▶ [WHAT IS BEING ASKED] Both the line containing "Give me the Plotly source for this chart." and the line containing "import plotly.graph_objects as go" belong in the copy, as do all lines between them, copied exactly; pictures do not.

▶ [MATERIAL FOR THIS EXERCISE]

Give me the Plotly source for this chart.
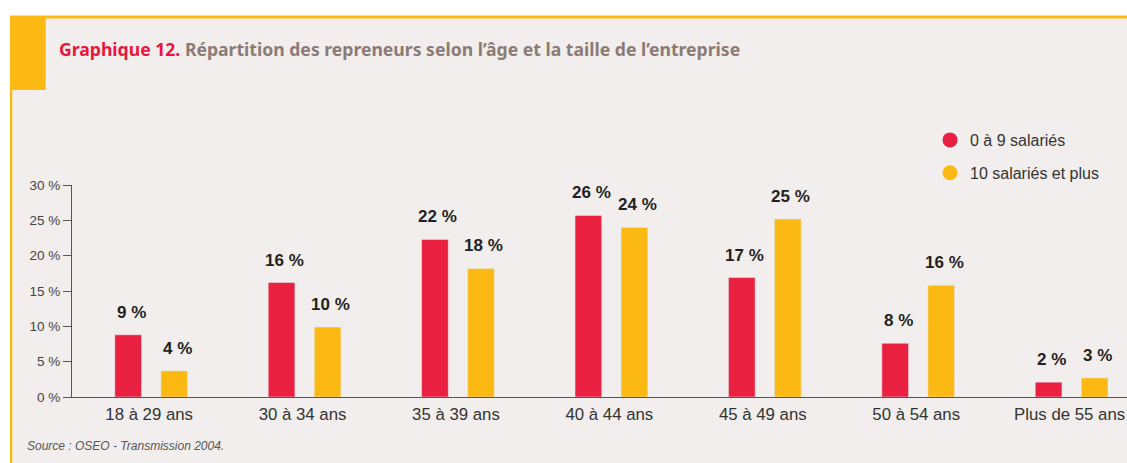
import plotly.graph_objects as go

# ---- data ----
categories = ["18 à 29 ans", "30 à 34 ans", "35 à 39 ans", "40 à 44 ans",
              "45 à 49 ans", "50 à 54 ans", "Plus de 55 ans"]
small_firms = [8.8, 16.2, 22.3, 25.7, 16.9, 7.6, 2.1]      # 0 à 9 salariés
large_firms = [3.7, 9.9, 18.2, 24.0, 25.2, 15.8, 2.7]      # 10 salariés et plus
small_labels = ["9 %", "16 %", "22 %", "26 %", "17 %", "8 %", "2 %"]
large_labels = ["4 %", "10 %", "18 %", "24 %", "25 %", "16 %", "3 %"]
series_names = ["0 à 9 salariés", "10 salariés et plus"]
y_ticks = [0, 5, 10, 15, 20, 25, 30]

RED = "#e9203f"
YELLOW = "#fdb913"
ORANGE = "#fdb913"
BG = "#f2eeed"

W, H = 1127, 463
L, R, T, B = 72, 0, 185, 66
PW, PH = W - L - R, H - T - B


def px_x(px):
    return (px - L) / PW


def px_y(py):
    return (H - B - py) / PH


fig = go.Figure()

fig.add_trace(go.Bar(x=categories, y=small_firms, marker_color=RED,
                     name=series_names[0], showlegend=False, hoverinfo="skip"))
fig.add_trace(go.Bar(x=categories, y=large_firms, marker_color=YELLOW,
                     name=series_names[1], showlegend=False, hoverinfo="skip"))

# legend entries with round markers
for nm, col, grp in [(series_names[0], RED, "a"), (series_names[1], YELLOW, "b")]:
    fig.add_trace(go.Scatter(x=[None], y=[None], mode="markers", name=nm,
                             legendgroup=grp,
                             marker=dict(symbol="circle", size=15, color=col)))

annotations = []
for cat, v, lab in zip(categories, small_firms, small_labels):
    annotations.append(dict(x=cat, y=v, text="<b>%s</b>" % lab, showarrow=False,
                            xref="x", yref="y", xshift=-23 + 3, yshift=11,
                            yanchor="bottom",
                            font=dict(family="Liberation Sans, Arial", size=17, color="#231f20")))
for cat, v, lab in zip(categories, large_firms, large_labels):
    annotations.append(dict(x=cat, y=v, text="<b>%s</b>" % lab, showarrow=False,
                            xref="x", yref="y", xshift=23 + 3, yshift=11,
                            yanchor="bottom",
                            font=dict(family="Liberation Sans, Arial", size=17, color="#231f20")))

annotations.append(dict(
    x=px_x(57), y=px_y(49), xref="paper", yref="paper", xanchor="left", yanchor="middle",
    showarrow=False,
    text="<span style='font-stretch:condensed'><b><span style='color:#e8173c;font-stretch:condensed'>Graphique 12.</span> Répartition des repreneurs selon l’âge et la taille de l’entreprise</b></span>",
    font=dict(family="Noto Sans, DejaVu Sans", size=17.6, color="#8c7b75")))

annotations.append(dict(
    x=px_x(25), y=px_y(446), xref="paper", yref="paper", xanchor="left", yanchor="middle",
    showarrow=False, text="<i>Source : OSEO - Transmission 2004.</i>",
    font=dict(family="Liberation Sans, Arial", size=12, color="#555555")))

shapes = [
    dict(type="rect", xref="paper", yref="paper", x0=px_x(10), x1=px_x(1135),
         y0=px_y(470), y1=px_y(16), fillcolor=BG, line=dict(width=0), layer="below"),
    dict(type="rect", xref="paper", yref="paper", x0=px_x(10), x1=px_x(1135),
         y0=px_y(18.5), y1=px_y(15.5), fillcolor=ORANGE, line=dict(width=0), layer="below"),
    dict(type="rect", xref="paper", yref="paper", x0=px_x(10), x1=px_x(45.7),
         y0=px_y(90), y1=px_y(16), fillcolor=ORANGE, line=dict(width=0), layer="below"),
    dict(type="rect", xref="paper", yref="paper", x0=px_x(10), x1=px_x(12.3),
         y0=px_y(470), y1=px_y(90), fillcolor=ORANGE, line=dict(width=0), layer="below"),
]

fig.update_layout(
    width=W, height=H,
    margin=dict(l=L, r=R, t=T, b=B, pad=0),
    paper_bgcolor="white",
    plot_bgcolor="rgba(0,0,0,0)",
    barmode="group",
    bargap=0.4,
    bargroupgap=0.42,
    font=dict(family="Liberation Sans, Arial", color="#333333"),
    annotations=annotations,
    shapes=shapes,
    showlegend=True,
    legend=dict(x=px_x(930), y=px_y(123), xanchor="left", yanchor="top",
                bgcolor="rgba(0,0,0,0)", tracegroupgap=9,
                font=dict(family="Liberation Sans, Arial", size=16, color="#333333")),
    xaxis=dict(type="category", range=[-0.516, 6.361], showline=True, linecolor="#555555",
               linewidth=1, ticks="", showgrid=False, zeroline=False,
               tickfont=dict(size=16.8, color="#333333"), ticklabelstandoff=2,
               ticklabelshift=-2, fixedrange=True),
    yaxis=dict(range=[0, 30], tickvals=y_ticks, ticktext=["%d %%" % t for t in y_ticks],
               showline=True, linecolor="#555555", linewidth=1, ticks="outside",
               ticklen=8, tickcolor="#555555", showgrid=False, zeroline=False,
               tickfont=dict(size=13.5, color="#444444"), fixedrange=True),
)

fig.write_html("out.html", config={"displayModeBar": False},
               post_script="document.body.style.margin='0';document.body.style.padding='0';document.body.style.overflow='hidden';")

* * *

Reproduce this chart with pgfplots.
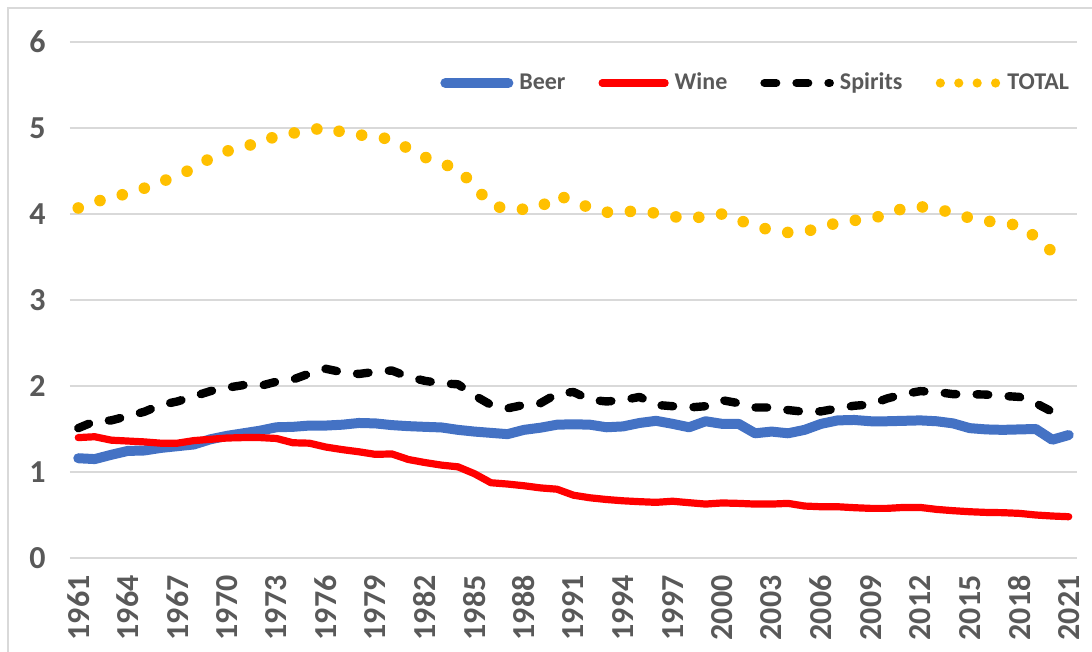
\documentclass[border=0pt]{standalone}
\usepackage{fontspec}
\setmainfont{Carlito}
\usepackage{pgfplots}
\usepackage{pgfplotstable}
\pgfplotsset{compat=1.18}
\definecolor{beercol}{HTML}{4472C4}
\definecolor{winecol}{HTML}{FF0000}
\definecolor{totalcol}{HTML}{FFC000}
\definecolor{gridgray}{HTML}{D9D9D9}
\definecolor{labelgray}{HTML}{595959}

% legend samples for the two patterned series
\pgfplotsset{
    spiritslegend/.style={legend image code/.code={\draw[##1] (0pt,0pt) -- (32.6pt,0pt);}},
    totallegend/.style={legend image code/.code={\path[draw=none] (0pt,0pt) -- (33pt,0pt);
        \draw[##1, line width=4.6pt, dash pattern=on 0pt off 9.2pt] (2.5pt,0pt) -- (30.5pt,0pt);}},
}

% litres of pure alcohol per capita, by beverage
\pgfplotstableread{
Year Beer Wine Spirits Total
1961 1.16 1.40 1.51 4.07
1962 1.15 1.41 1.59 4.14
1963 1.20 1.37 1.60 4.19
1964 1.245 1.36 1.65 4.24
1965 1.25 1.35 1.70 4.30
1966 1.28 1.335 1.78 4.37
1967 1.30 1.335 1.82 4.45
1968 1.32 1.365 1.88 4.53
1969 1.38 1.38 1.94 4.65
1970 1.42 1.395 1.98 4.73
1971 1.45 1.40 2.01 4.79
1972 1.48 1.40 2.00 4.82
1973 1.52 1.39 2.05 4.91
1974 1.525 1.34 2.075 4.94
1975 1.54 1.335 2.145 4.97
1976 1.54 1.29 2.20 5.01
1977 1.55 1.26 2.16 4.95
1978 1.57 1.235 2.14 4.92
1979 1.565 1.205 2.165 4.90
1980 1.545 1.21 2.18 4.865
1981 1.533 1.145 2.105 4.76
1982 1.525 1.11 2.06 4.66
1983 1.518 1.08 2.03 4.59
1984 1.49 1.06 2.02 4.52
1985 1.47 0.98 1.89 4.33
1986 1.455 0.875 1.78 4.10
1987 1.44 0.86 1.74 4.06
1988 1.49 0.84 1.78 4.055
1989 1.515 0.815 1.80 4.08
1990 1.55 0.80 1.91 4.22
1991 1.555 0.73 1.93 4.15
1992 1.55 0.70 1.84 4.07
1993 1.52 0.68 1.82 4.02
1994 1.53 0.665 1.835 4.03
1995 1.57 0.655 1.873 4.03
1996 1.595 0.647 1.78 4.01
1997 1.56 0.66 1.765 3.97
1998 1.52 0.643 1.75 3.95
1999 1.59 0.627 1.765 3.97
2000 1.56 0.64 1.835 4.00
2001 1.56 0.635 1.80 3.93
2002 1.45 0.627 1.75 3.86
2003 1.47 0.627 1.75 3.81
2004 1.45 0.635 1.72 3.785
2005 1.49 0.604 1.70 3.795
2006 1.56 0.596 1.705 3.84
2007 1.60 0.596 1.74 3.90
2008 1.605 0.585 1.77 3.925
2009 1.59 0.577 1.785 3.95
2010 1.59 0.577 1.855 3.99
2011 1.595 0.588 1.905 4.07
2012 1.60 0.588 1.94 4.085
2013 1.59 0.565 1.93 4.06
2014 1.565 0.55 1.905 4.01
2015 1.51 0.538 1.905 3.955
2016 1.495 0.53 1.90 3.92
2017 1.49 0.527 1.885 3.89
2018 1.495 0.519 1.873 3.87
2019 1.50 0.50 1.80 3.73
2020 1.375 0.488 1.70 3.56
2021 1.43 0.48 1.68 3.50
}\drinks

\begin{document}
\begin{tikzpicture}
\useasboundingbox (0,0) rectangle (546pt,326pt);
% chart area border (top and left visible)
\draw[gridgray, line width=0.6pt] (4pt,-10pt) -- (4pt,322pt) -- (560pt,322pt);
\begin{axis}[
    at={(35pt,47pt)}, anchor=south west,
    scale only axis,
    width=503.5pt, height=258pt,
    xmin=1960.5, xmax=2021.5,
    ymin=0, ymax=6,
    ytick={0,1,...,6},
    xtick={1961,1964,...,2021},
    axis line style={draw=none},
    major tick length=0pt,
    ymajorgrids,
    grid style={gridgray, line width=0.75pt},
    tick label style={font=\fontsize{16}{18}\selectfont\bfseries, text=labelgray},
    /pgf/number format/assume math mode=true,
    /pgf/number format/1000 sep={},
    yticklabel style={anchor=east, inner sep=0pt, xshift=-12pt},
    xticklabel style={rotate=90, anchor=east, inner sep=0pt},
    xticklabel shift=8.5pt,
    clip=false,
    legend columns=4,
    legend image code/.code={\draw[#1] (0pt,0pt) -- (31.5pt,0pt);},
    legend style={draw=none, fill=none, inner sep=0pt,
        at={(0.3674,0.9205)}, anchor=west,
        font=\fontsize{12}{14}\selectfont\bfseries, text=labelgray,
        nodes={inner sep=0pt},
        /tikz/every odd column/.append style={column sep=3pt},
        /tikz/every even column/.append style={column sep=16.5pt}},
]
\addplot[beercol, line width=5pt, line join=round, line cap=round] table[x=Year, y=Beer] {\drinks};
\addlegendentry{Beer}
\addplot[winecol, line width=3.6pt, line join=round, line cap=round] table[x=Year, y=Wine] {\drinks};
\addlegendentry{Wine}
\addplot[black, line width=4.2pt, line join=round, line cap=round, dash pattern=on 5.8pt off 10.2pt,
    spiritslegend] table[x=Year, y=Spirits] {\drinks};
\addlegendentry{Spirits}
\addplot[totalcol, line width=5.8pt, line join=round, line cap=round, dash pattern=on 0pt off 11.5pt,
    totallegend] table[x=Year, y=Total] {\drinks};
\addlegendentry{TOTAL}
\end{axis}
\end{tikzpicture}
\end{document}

▶ [RESULT]
Give me the Plotly source for this chart.
import plotly.graph_objects as go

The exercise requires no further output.